> [What is being asked]:
Exactly reproduce the lines that run from the one containing "Clone this chart" through the one containing "0.1009, 0.1018, 0.0995];", ends included, with no pictures.

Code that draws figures

########################################

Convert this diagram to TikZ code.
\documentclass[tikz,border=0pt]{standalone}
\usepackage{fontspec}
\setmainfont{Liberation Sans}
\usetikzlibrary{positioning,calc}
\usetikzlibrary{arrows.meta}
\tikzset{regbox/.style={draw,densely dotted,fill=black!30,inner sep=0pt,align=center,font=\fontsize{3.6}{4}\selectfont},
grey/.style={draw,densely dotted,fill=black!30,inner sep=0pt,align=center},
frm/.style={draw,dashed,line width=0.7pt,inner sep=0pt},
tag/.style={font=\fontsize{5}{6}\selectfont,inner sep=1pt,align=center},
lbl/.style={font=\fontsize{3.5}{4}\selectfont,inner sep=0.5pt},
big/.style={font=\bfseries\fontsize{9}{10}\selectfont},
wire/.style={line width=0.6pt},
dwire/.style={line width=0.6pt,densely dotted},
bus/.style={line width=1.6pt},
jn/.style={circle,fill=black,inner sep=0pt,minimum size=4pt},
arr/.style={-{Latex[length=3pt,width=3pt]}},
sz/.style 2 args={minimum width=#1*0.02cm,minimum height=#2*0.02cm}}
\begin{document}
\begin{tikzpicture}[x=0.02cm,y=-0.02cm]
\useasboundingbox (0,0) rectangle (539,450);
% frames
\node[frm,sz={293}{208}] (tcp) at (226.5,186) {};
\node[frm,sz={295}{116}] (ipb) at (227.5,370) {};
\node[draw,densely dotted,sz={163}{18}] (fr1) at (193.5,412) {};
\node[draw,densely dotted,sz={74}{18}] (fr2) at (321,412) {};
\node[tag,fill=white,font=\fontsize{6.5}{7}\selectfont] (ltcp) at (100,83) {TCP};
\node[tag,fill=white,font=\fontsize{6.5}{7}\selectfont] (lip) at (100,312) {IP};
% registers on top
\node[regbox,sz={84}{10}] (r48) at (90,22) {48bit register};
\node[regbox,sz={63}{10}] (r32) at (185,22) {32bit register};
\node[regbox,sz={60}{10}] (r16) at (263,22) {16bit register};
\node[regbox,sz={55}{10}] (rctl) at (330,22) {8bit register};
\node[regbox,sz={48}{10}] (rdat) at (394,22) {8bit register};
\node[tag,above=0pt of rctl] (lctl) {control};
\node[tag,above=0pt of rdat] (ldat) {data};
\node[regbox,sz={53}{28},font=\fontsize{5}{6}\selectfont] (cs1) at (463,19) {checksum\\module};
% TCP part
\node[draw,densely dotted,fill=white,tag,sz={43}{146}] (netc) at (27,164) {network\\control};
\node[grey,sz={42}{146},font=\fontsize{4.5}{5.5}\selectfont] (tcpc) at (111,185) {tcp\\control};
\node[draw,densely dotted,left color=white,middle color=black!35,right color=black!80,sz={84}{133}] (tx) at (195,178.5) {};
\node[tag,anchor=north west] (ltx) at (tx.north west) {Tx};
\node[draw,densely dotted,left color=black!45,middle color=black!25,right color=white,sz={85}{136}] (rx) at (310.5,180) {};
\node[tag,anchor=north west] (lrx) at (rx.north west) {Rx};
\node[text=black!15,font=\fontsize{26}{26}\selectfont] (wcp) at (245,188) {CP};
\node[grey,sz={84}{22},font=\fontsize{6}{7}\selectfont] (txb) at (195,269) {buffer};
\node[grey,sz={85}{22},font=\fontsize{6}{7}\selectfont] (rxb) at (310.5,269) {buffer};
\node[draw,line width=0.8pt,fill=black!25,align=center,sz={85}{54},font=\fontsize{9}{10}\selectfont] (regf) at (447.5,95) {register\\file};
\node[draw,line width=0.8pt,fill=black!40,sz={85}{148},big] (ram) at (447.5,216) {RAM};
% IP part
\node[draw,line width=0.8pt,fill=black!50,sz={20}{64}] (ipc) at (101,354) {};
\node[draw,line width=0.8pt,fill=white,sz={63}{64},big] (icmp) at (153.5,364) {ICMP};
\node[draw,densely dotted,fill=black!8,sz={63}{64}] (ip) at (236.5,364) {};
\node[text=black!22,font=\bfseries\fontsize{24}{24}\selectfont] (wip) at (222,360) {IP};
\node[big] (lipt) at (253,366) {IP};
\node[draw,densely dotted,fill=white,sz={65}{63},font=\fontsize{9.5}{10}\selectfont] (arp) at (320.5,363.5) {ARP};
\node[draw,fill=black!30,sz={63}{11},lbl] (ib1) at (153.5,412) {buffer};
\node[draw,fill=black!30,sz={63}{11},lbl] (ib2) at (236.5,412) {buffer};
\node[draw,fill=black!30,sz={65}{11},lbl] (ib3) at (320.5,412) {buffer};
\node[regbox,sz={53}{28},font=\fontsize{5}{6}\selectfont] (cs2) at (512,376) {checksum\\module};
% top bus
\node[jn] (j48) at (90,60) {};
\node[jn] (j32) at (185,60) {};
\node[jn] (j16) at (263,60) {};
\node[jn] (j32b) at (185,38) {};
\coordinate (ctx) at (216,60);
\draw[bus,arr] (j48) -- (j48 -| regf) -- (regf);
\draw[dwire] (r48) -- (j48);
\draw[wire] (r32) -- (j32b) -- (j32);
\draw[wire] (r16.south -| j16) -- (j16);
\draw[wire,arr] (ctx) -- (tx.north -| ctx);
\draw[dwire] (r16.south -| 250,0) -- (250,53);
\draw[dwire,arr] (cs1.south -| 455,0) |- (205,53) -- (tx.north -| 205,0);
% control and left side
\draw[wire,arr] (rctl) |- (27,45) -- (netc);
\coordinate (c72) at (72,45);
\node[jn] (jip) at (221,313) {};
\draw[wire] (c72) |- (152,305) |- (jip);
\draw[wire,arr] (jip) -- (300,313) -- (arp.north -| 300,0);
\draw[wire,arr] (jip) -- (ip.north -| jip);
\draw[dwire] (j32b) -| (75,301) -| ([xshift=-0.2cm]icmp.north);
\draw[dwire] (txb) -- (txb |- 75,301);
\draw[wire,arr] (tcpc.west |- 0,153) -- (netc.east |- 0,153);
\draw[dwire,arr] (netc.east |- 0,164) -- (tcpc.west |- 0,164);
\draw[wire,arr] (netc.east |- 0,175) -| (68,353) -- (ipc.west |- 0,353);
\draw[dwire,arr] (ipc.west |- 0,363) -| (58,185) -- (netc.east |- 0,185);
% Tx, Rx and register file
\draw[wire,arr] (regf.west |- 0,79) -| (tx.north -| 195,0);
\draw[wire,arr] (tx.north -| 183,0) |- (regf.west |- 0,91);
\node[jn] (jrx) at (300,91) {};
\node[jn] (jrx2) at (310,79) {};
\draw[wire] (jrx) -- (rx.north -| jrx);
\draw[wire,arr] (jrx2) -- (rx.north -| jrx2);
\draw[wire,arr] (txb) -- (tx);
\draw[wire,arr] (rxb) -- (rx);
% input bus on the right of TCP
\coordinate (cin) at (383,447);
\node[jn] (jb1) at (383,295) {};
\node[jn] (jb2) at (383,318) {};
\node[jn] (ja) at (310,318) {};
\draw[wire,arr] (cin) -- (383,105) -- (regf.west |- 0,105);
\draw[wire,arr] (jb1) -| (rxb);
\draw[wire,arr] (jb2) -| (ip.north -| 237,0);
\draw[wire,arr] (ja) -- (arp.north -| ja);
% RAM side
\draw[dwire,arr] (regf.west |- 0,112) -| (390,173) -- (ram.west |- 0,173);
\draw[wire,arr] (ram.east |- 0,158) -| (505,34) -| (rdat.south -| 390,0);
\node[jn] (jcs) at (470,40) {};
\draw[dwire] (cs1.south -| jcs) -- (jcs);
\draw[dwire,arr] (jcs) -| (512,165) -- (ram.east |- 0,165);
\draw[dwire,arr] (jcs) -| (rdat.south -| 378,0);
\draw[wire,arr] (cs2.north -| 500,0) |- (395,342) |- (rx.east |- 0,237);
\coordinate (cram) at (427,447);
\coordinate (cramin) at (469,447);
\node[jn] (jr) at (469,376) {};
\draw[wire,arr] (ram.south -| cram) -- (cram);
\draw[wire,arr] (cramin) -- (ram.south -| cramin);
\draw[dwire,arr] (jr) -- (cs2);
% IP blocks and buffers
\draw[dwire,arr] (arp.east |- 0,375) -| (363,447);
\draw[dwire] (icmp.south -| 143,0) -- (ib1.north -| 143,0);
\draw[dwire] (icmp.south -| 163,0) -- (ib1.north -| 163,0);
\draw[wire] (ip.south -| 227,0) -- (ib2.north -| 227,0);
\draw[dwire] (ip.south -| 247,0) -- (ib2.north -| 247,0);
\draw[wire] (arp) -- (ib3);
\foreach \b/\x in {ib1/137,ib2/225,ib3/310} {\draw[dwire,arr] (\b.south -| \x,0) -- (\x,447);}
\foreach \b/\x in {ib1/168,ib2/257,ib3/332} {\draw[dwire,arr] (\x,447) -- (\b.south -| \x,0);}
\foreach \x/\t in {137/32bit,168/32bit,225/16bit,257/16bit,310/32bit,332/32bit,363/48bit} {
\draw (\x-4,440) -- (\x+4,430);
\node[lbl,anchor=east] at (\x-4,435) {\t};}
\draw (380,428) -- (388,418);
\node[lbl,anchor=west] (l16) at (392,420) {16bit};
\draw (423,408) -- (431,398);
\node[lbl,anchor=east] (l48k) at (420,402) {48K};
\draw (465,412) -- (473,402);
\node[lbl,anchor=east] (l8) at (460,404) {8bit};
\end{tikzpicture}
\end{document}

########################################

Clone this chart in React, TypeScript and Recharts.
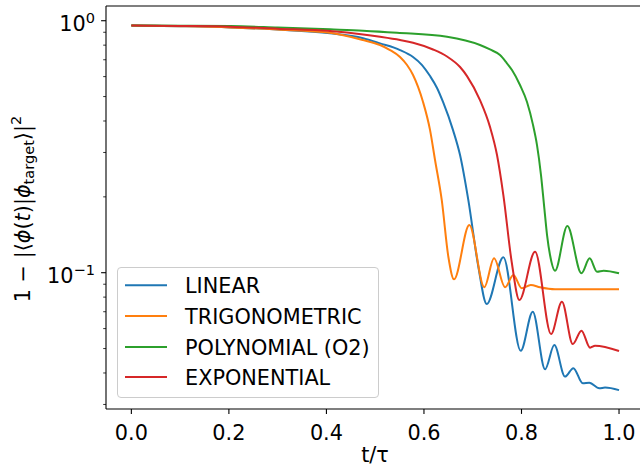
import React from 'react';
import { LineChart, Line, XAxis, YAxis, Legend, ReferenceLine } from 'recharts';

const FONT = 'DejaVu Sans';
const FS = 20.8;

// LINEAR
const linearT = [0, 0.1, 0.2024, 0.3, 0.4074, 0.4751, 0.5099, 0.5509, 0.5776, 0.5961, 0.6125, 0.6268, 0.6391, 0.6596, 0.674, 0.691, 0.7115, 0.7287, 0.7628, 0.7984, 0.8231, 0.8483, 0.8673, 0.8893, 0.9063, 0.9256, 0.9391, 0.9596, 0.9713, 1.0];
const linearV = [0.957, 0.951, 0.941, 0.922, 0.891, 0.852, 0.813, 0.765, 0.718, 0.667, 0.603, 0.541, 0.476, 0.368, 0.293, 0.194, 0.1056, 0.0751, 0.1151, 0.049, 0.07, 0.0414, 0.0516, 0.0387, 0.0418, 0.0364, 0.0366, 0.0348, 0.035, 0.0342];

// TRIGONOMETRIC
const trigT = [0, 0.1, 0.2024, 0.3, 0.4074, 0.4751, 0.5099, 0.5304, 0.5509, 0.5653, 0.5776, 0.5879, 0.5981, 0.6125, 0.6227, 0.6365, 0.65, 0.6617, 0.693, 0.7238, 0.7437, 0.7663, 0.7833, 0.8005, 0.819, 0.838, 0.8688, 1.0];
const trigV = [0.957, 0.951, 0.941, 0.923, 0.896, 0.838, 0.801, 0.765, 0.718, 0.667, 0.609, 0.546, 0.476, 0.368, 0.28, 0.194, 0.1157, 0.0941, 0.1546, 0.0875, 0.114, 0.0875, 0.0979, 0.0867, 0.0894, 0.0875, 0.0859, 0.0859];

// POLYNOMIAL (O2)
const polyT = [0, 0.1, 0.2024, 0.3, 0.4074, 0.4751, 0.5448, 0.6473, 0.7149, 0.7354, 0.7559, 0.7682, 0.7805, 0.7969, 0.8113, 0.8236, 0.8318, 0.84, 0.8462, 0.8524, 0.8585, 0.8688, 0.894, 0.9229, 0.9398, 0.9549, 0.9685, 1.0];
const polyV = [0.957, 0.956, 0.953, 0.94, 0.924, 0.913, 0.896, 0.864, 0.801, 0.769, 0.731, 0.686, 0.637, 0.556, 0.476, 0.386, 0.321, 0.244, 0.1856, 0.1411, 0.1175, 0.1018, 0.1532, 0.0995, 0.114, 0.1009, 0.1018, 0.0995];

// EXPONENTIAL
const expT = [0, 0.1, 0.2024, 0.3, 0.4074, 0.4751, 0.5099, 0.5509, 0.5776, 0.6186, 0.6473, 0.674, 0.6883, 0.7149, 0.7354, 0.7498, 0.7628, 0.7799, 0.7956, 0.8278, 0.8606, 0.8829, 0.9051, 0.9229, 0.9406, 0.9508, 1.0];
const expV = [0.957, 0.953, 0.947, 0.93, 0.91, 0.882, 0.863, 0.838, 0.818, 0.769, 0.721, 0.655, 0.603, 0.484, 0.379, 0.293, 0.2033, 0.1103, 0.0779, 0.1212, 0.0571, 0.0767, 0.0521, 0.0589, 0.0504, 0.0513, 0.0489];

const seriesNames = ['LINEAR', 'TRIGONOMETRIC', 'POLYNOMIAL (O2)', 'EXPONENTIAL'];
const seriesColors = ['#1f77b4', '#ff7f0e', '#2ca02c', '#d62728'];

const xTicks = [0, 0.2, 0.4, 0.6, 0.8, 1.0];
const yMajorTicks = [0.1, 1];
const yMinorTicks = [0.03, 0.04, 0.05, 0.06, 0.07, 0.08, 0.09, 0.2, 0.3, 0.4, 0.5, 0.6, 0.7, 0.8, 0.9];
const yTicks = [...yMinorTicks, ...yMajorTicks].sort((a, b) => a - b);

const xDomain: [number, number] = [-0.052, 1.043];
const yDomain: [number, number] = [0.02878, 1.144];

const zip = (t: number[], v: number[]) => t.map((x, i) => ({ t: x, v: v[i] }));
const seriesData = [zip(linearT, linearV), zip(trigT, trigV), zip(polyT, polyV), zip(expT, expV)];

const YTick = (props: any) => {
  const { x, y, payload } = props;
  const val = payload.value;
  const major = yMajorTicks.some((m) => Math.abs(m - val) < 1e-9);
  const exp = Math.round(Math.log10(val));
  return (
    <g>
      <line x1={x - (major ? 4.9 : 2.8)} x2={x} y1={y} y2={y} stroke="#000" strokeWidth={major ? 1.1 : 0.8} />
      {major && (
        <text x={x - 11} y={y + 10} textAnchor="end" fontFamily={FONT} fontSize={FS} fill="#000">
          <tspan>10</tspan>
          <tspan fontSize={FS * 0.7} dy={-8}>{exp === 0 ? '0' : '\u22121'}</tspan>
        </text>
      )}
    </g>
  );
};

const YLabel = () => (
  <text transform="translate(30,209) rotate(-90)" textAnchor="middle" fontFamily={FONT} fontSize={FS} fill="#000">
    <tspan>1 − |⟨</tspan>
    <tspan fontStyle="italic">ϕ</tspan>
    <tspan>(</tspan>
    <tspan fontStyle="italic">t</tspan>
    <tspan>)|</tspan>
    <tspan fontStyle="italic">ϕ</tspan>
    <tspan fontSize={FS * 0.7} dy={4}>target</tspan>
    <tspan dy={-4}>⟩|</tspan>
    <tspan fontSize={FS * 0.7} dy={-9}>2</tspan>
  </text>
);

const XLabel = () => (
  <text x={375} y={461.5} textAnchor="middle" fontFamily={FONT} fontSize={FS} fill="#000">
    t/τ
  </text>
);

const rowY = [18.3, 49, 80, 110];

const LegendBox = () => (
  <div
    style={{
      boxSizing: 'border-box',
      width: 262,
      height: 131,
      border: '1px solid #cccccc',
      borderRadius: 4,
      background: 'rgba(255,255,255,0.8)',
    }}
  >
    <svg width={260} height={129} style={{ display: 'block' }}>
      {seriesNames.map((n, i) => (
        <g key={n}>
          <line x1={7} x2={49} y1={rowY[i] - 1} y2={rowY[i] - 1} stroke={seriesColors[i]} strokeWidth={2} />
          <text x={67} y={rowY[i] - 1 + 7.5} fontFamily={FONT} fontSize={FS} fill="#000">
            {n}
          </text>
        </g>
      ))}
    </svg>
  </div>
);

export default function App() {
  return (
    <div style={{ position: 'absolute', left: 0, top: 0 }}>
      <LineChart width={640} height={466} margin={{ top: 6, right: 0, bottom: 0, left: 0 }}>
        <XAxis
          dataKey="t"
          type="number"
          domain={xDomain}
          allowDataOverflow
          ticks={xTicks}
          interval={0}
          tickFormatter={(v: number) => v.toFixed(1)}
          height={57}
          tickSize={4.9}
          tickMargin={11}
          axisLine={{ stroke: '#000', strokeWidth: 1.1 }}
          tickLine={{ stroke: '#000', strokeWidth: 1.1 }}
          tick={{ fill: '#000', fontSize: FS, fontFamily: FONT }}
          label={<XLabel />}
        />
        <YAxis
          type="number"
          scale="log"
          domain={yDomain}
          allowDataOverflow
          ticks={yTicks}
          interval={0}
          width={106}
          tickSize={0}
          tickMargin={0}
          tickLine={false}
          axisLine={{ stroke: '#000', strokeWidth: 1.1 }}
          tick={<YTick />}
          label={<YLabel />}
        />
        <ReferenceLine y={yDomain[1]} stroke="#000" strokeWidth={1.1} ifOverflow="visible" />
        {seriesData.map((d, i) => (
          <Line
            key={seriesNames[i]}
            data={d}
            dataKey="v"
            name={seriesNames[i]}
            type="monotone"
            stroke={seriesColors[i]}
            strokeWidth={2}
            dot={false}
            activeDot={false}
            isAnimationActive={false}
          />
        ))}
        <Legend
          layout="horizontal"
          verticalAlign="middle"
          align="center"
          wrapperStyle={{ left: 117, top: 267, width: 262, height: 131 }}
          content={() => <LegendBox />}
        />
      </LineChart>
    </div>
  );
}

########################################

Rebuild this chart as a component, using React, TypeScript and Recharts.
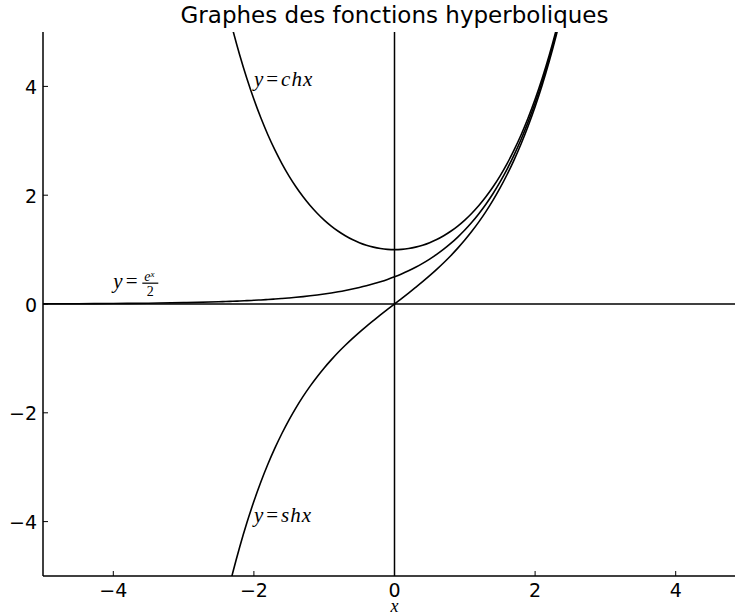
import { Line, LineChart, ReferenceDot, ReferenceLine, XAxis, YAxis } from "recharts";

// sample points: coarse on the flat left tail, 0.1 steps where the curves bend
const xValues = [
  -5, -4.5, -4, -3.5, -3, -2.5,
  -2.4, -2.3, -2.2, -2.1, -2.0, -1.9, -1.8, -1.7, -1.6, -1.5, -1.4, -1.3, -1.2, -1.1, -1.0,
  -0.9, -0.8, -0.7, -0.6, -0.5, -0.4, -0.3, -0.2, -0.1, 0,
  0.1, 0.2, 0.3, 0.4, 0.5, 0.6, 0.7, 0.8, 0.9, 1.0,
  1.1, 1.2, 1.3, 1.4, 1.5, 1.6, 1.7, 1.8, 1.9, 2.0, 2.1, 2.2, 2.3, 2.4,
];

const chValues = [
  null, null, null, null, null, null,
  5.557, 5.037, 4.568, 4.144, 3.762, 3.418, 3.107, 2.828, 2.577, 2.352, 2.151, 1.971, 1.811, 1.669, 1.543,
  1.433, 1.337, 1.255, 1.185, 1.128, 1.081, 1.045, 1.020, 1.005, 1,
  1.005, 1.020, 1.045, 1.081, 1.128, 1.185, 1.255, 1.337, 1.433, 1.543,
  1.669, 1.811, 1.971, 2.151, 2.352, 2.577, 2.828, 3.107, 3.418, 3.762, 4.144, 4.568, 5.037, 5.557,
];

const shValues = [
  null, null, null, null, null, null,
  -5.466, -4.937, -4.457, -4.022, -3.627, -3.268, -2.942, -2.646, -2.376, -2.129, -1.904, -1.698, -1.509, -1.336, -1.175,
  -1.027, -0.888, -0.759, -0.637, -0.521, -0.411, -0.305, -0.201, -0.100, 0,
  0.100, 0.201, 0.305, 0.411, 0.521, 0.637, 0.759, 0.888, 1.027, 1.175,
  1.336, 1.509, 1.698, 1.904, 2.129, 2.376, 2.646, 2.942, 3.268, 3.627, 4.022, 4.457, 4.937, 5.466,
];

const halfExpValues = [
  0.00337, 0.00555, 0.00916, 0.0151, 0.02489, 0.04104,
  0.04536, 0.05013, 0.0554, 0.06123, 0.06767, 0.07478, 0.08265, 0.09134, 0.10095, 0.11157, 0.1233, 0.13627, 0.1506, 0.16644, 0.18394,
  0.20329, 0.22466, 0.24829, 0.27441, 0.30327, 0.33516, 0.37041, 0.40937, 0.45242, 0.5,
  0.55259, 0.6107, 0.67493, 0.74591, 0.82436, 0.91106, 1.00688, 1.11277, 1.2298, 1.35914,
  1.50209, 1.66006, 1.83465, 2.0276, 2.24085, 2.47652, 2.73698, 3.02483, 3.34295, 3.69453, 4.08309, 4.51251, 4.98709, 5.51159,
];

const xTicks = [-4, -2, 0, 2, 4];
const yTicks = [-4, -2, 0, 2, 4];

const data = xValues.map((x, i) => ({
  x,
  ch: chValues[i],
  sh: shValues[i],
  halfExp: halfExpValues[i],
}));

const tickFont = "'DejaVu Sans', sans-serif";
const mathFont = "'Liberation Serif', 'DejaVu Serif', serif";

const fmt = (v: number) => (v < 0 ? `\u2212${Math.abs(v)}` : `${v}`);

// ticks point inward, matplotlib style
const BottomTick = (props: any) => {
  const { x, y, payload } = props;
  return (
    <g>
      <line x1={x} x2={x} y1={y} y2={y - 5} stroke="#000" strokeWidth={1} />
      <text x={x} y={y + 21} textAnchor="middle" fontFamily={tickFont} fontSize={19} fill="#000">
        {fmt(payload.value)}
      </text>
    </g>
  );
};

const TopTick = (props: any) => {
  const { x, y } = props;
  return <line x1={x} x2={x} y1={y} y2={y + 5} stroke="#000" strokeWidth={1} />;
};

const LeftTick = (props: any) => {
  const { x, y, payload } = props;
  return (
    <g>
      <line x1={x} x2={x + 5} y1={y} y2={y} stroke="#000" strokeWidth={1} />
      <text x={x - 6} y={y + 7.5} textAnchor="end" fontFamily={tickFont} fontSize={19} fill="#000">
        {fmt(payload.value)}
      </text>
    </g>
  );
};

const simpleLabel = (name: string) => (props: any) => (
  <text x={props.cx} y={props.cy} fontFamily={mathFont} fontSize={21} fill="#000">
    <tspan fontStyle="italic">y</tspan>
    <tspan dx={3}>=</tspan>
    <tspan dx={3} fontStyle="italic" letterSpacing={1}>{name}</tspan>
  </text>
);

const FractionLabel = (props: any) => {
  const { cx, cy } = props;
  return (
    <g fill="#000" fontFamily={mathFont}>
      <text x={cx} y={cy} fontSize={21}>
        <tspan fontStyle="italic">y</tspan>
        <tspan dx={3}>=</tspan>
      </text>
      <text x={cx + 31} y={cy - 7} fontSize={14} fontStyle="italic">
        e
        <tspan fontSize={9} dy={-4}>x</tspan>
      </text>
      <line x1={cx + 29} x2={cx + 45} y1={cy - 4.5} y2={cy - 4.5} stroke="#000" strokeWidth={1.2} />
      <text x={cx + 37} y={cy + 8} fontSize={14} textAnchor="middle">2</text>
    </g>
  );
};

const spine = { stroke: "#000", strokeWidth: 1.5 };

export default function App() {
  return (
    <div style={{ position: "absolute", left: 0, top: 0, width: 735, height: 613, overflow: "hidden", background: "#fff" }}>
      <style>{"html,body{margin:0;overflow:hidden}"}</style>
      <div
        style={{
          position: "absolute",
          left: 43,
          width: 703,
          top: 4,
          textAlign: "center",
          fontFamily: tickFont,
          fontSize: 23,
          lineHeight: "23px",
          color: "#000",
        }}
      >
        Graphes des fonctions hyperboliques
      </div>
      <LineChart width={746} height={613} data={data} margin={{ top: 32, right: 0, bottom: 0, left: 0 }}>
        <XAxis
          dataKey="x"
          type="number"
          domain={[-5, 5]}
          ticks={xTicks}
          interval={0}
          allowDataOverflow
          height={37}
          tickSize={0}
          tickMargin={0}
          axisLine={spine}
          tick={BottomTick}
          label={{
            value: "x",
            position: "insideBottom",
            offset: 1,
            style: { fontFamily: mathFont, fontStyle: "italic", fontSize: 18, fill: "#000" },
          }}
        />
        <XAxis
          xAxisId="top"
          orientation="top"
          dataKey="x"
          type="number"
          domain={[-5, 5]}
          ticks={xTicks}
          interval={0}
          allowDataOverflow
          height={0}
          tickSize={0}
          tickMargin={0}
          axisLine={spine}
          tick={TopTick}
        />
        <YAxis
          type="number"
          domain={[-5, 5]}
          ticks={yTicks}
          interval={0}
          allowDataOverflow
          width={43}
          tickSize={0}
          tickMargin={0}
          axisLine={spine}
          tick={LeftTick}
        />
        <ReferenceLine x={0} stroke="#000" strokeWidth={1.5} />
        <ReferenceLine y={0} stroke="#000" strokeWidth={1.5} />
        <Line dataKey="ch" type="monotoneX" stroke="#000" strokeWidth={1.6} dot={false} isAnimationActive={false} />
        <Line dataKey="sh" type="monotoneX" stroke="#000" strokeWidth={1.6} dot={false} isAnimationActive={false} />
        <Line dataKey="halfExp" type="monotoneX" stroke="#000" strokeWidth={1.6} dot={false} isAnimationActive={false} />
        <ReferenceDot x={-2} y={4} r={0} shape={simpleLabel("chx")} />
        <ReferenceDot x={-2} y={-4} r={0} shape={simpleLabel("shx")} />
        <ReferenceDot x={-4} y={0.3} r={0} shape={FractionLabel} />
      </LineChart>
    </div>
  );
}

########################################

> [Finished exercise]:
Clone this chart in React, TypeScript and Recharts.
import React from 'react';
import { LineChart, Line, XAxis, YAxis, Legend, ReferenceLine } from 'recharts';

const FONT = 'DejaVu Sans';
const FS = 20.8;

// LINEAR
const linearT = [0, 0.1, 0.2024, 0.3, 0.4074, 0.4751, 0.5099, 0.5509, 0.5776, 0.5961, 0.6125, 0.6268, 0.6391, 0.6596, 0.674, 0.691, 0.7115, 0.7287, 0.7628, 0.7984, 0.8231, 0.8483, 0.8673, 0.8893, 0.9063, 0.9256, 0.9391, 0.9596, 0.9713, 1.0];
const linearV = [0.957, 0.951, 0.941, 0.922, 0.891, 0.852, 0.813, 0.765, 0.718, 0.667, 0.603, 0.541, 0.476, 0.368, 0.293, 0.194, 0.1056, 0.0751, 0.1151, 0.049, 0.07, 0.0414, 0.0516, 0.0387, 0.0418, 0.0364, 0.0366, 0.0348, 0.035, 0.0342];

// TRIGONOMETRIC
const trigT = [0, 0.1, 0.2024, 0.3, 0.4074, 0.4751, 0.5099, 0.5304, 0.5509, 0.5653, 0.5776, 0.5879, 0.5981, 0.6125, 0.6227, 0.6365, 0.65, 0.6617, 0.693, 0.7238, 0.7437, 0.7663, 0.7833, 0.8005, 0.819, 0.838, 0.8688, 1.0];
const trigV = [0.957, 0.951, 0.941, 0.923, 0.896, 0.838, 0.801, 0.765, 0.718, 0.667, 0.609, 0.546, 0.476, 0.368, 0.28, 0.194, 0.1157, 0.0941, 0.1546, 0.0875, 0.114, 0.0875, 0.0979, 0.0867, 0.0894, 0.0875, 0.0859, 0.0859];

// POLYNOMIAL (O2)
const polyT = [0, 0.1, 0.2024, 0.3, 0.4074, 0.4751, 0.5448, 0.6473, 0.7149, 0.7354, 0.7559, 0.7682, 0.7805, 0.7969, 0.8113, 0.8236, 0.8318, 0.84, 0.8462, 0.8524, 0.8585, 0.8688, 0.894, 0.9229, 0.9398, 0.9549, 0.9685, 1.0];
const polyV = [0.957, 0.956, 0.953, 0.94, 0.924, 0.913, 0.896, 0.864, 0.801, 0.769, 0.731, 0.686, 0.637, 0.556, 0.476, 0.386, 0.321, 0.244, 0.1856, 0.1411, 0.1175, 0.1018, 0.1532, 0.0995, 0.114, 0.1009, 0.1018, 0.0995];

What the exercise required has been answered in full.